State investigators look into San Antonio group home fatal fire
Amistad Residential Facility said it didn't provide licensed services
SAN ANTONIO - State and city investigators are looking into a group home fire that killed three people at the Amistad Residential Facility just north of downtown San Antonio Wednesday night.
The group home caught fire at around 10:30 p.m., killing three residents and injuring at least one other person. The home housed men with mental disabilities.
According to the Texas Department of Aging and Disability Services, the facility was licensed until September 2010—when their Type-E license was no longer available. A Type-E license was for homes that did not provide substantial assistance for residents, so licensing was not required for this home. Still, Department of Aging and Disability Service investigators were on the scene.
"We are on the site today investigating to find out whether or not that facility should be licensed as an assisted living facility," Cecelia Cavuto, with the Texas Department of Aging and Disability Services, said.

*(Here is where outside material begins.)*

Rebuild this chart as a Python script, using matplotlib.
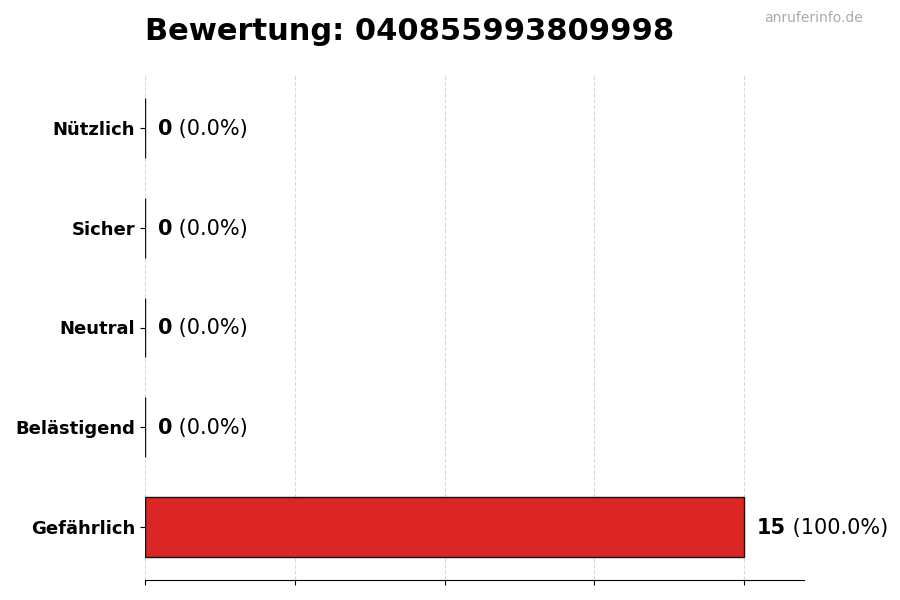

She said homes that provide certain services, such as dressing, bathing and feeding, have to be licensed. The facility wasn't licensed, claiming those services weren't provided.
Since February 2011, San Antonio police have received more than 24 calls regarding the Amistad facility, regarding everything from loud music to missing persons to assaults. Nancy Murrah has owned Amistad for 10 years and defended the rights of its residents—she said to her, it wasn't just a business.
"It's a place for them to live because their family doesn't want them around or because they're old enough to be on their own and they have to have a place to live," Murrah said.
The state cannot sanction unlicensed facilities, but if they fail to cooperate, the cases can be referred to law enforcement.